Un constat partagé par Malek Chebel, anthropologue des religions et spécialiste de l'islam. "Cela répugne les musulmans de toucher ainsi à des églises ou des synagogues. C'est d'ailleurs inscrit dans le Coran : on ne doit pas le faire"

"Alimenter ce débat ne me paraît pas de nature à apaiser les tensions". Interrogé sur le véritable objectif, selon lui, de cette initiative médiatique, Dalil Boubakeur "ne veu[t] pas la voir comme une manœuvre politique. Mais, il y a certainement une espèce de sensibilité, de nervosité liée à tous les événements récents. On est dans le fantasme et l'intolérance. Il y a une crispation de la société, on dit des choses qui n'existent pas."

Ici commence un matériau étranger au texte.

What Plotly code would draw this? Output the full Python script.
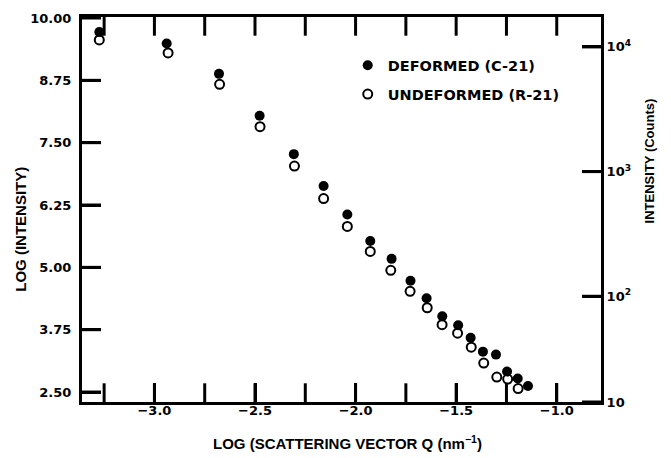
import plotly.graph_objects as go

# Data
deformed_x = [-3.274, -2.939, -2.679, -2.477, -2.307, -2.159, -2.041, -1.927, -1.821, -1.727,
              -1.647, -1.569, -1.490, -1.428, -1.367, -1.302, -1.247, -1.194, -1.143]
deformed_y = [9.72, 9.49, 8.88, 8.04, 7.27, 6.63, 6.06, 5.53, 5.17, 4.73,
              4.38, 4.02, 3.84, 3.59, 3.31, 3.25, 2.91, 2.77, 2.62]
undeformed_x = [-3.274, -2.932, -2.676, -2.475, -2.304, -2.159, -2.041, -1.927, -1.825, -1.729,
                -1.644, -1.570, -1.493, -1.425, -1.363, -1.298, -1.244, -1.192]
undeformed_y = [9.56, 9.30, 8.67, 7.82, 7.03, 6.38, 5.82, 5.32, 4.94, 4.52,
                4.19, 3.85, 3.68, 3.40, 3.08, 2.80, 2.76, 2.57]

x_tickvals = [-3.0, -2.5, -2.0, -1.5, -1.0]
x_all_ticks = [-3.25, -3.0, -2.75, -2.5, -2.25, -2.0, -1.75, -1.5, -1.25, -1.0]
y_tickvals = [2.50, 3.75, 5.00, 6.25, 7.50, 8.75, 10.00]
right_tickvals = [9.42, 6.92, 4.42, 2.30]
right_ticktext = ["10<sup>4</sup>", "10<sup>3</sup>", "10<sup>2</sup>", "10"]

FONT = "Liberation Sans, Arial, Helvetica, sans-serif"
TICKFONT = "DejaVu Sans, Verdana, sans-serif"
yrange = [2.30, 10.02]
TL = 19  # tick length in px

fig = go.Figure()
fig.add_trace(go.Scatter(
    x=deformed_x, y=deformed_y, mode="markers", name="DEFORMED (C-21)",
    legendgroup="a",
    marker=dict(symbol="circle", size=10, color="black"),
))
fig.add_trace(go.Scatter(
    x=undeformed_x, y=undeformed_y, mode="markers", name="UNDEFORMED (R-21)",
    legendgroup="b",
    marker=dict(symbol="circle-open", size=9, color="black", line=dict(width=2, color="black")),
))
fig.add_trace(go.Scatter(x=[None], y=[None], yaxis="y2", showlegend=False, hoverinfo="skip"))

tick_common = dict(ticks="inside", ticklen=TL, tickwidth=3, tickcolor="black",
                   showgrid=False, zeroline=False)

# tick marks as shapes in data/paper coordinates (y-extent of x ticks in paper units)
shapes = []
tick_line = dict(color="black", width=3)
xt = TL / 391.0
yt = TL / 519.0
for v in x_all_ticks:
    shapes.append(dict(type="line", xref="x", yref="paper",
                       x0=v, x1=v, y0=0, y1=xt, line=tick_line, layer="above"))
    shapes.append(dict(type="line", xref="x", yref="paper",
                       x0=v, x1=v, y0=1, y1=1 - xt, line=tick_line, layer="above"))
for v in y_tickvals:
    shapes.append(dict(type="line", xref="paper", yref="y",
                       x0=0, x1=yt, y0=v, y1=v, line=tick_line, layer="above"))
for v in right_tickvals:
    shapes.append(dict(type="line", xref="paper", yref="y",
                       x0=1, x1=1 - yt, y0=v, y1=v, line=tick_line, layer="above"))

fig.update_layout(
    width=671, height=458,
    margin=dict(l=82, r=70, t=11, b=56),
    paper_bgcolor="white", plot_bgcolor="white",
    font=dict(family=FONT, size=14, color="black"),
    showlegend=True,
    legend=dict(x=0.512, y=0.916, xanchor="left", yanchor="top",
                bgcolor="rgba(0,0,0,0)", traceorder="grouped", tracegroupgap=7,
                font=dict(size=14.5, family=TICKFONT, weight="bold"), itemwidth=30),
    xaxis=dict(
        range=[-3.36, -0.78], tickmode="array", tickvals=x_tickvals, tickformat=".1f",
        showline=True, linewidth=3, linecolor="black", mirror=True,
        ticklabelstandoff=-6,
        tickfont=dict(size=13, family=TICKFONT, weight="bold"),
        **tick_common,
    ),
    yaxis=dict(
        range=yrange, tickmode="array", tickvals=y_tickvals, tickformat=".2f",
        showline=True, linewidth=3, linecolor="black", mirror=False,
        ticklabelstandoff=5,
        tickfont=dict(size=13, family=TICKFONT, weight="bold"),
        **tick_common,
    ),
    yaxis2=dict(
        range=yrange, overlaying="y", side="right", tickmode="array",
        tickvals=right_tickvals, ticktext=right_ticktext,
        showline=True, linewidth=3, linecolor="black",
        tickfont=dict(size=13, family=TICKFONT, weight="bold"),
        **tick_common,
    ),
    shapes=shapes,
    annotations=[
        dict(text="LOG (SCATTERING VECTOR Q (nm<sup>−1</sup>)", xref="paper", yref="paper",
             x=0.511, y=-0.105, xanchor="center", yanchor="middle", showarrow=False,
             font=dict(size=15, family=FONT, weight="bold")),
        dict(text="LOG (INTENSITY)", xref="paper", yref="paper", textangle=-90,
             x=-0.119, y=0.448, xanchor="center", yanchor="middle", showarrow=False,
             font=dict(size=15, family=FONT, weight="bold")),
        dict(text="INTENSITY (Counts)", xref="paper", yref="paper", textangle=-90,
             x=1.094, y=0.627, xanchor="center", yanchor="middle", showarrow=False,
             font=dict(size=13, family=FONT, weight="bold")),
    ],
)

fig.write_html("out.html")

A droite, la présence de Nicolas Sarkozy parmi les signataires, aux cotés d'Eric Zemmour ou d'Alain Finkelkraut, a fait grincer quelques dents. "Boubakeur est revenu sur ses propos ! Alimenter ce débat ne me parait pas de nature à apaiser les tensions", a ainsi regretté son ancienne plume, le député Henri Guaino.